Heute werden ähnliche Fragen auch gestellt. Doch mit einem feinen Unterschied. Niemand wagt diesen Satz: „Je n’ai personne!“. Heute weiß ich, wie mutig Gaillot war, als er die Grenzen seiner Möglichkeiten offen legte und sich verabschiedete von den oft überzogenen Erwartungen an sein Bischofsamt.
Radikale Veränderungen
In Gemeindeentwicklungsprozessen und Gemeindeberatungen ist ja vielen klar, dass es so ist, wie es ist. Alle Verantwortlichen im Bistum bis hin zum Bischof äußern die Notwendigkeiten von Veränderungen. Aber den Notstand ausrufen – schwer denkbar! Alle wollen ‚Perestroika‘, aber niemand will sozusagen der ‚Gorbatschow‘ sein! Denn mit diesem Mann verbinden wir zwar den Friedensnobelpreisträger, der die damalige Sowjetunion verändert und den kalten Krieg beendet hat. Gleichzeitig hat er auch den Untergang der alten Strukturen in Russland zu verantworten. Deshalb tut sich das heutige Russland mit dieser großen Leistung seines ehemaligen Staatspräsidenten sehr schwer. Auf alle Fälle erfährt Gorbatschow hierfür nicht die Anerkennung, die er verdient hätte. Wer eben solch radikale Veränderungen in Gang setzt, muss auch riskieren, Teil der Veränderung zu werden.
„Je n’ai personne!“ – das setzte für die Ehrenamtlichen vor Ort im Bistum Évreux etwas anderes in Gang: eine Entlastung von der Furcht, etwas zu verändern gegen den Bischof, und eine Dynamik für eigenverantwortliche Schritte. Die Tragweite eines solchen Führungshandelns war uns damals natürlich nicht so bewusst – wir spürten nur die innere Freiheit bei unserem Gastgeber und hatten die begeisterten und motivierten Ehrenamtlichen vor Augen, die von solcher Wertschätzung geprägt wurden. Und es erschien in unseren Augen damals ganz leicht, etwas in der Kirche zu verändern, wenn man nur will.

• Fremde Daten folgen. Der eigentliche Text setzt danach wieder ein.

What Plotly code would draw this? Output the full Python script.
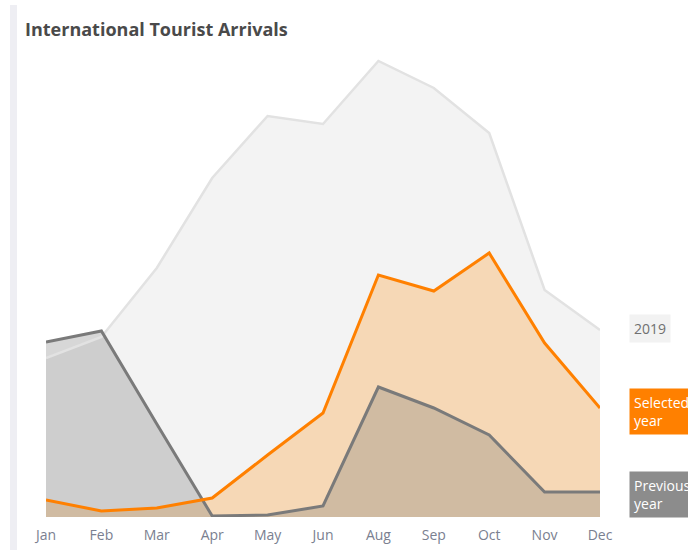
import plotly.graph_objects as go

months = ["Jan", "Feb", "Mar", "Apr", "May", "Jun", "Aug", "Sep", "Oct", "Nov", "Dec"]
arrivals_2019 = [1590, 1800, 2490, 3390, 4010, 3930, 4560, 4290, 3840, 2270, 1870]
arrivals_selected = [170, 60, 90, 190, 620, 1040, 2420, 2260, 2640, 1740, 1090]
arrivals_previous = [1750, 1860, 930, 10, 20, 110, 1300, 1090, 820, 250, 250]

W, H = 688, 550
ML, MR, MT, MB = 46, 88, 47, 33
YMAX = 4700

fig = go.Figure()

# fills
fig.add_trace(go.Scatter(x=months, y=arrivals_2019, fill="tozeroy", mode="none",
                         fillcolor="#f3f3f3", hoverinfo="skip", showlegend=False))
fig.add_trace(go.Scatter(x=months, y=arrivals_selected, fill="tozeroy", mode="none",
                         fillcolor="#f6d8b6", hoverinfo="skip", showlegend=False))
fig.add_trace(go.Scatter(x=months, y=arrivals_previous, fill="tozeroy", mode="none",
                         fillcolor="rgba(110,110,110,0.28)", hoverinfo="skip", showlegend=False))
# lines
fig.add_trace(go.Scatter(x=months, y=arrivals_2019, mode="lines", name="2019",
                         line=dict(color="#e2e2e2", width=2.5), showlegend=False))
fig.add_trace(go.Scatter(x=months, y=arrivals_previous, mode="lines", name="Previous year",
                         line=dict(color="#7a7a7a", width=3), showlegend=False))
fig.add_trace(go.Scatter(x=months, y=arrivals_selected, mode="lines", name="Selected year",
                         line=dict(color="#ff8000", width=3), showlegend=False))

def px_to_paper_x(px):
    return (px - ML) / (W - ML - MR)

def px_to_paper_y(py):
    return (H - MB - py) / (H - MT - MB)

label_x = px_to_paper_x(629)
fig.add_annotation(x=label_x, xref="paper", y=arrivals_2019[-1] + 20, yref="y",
                   text="2019", showarrow=False, xanchor="left", yanchor="middle",
                   font=dict(family="Open Sans", size=14, color="#707070"),
                   bgcolor="#f2f2f2", borderpad=4, align="left")
fig.add_annotation(x=label_x, xref="paper", y=arrivals_selected[-1] - 30, yref="y",
                   text="Selected<br>year", showarrow=False, xanchor="left", yanchor="middle",
                   font=dict(family="Open Sans", size=14, color="#ffffff"),
                   bgcolor="#ff8000", borderpad=4, align="left")
fig.add_annotation(x=label_x, xref="paper", y=arrivals_previous[-1] - 20, yref="y",
                   text="Previous<br>year", showarrow=False, xanchor="left", yanchor="middle",
                   font=dict(family="Open Sans", size=14, color="#ffffff"),
                   bgcolor="#8c8c8c", borderpad=4, align="left")

# left accent strip
fig.add_shape(type="rect", xref="paper", yref="paper",
              x0=px_to_paper_x(10), x1=px_to_paper_x(17),
              y0=px_to_paper_y(550), y1=px_to_paper_y(5),
              fillcolor="#eeeef3", line=dict(width=0), layer="below")

fig.update_layout(
    width=W, height=H,
    margin=dict(l=ML, r=MR, t=MT, b=MB, autoexpand=False),
    paper_bgcolor="white", plot_bgcolor="white",
    title=dict(text="International Tourist Arrivals", x=25 / W, xref="container",
               xanchor="left", y=1 - 30 / H, yanchor="middle",
               font=dict(family="Open Sans", size=18, color="#4a4a4a", weight=700)),
    xaxis=dict(type="category", range=[0, len(months) - 1], showgrid=False,
               zeroline=False, showline=False, ticks="", ticklabelstandoff=8,
               automargin=False,
               tickfont=dict(family="Open Sans", size=14, color="#7a8090")),
    yaxis=dict(range=[0, YMAX], visible=False, showgrid=False, zeroline=False,
               automargin=False),
    showlegend=False,
)

fig.write_html("out.html")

Heute weiß ich Führungspersonen zu schätzen, die mutiger werden und Probleme konkret benennen und gleichzeitig all ihre Möglichkeiten bei der Lösung transparent machen. Leider scheuen sich Führungspersonen oft, in solcher Weise „intim“ zu werden und arbeiten mit dem bekannten ‚information hiding‘. Alles verpasste Chancen, die notwendige Prozesse verhindern.
Ein Schluck Wertschätzung
Noch einmal ‚intim‘ wurde es 1993 ganz zum Schluss, als Bischof Jacques Gaillot in seinen Keller ging und mit einer Flasche 1969er Armagnac wieder kam. Ein edler Tropfen, den er auf unsere damals noch junge Zukunft trinken wollte. Wir wollten das erst gar nicht annehmen und meinten, es ginge doch auch mit einem Glas Rotwein. Doch Gaillot spürte wohl, wie sehr wir jungen Theologinnen und Theologen einen Schluck ‚Wertschätzung‘ nötig hatten. Er war nicht davon abzubringen. Unter Freunden macht man ja auch mal eine gute Flasche auf. Aber diese ca. 200-Mark teure Flasche war mehr als das. Ich bin kein Weinbrandkenner und kann heute auch nicht mehr sagen, wie er geschmeckt hat. In Erinnerung bleibt, wie menschlich eine Führungsperson in der Kirche eine vertrauensvolle Beziehung aufbauen und damit Wertschätzung schenken kann.
Zudem weiß ich heute mit einem Blick ins Internet, dass die Armagnac-Brandweinherstellung älter ist als die von Cognac. Schon im 15. Jahrhundert diente Armagnac nicht als Genussmittel, sondern wurde in der Medizin zum Lindern von Schmerzen verwendet.
Santé – denn Veränderungsprozesse verlaufen in den wenigsten Fällen schmerzfrei.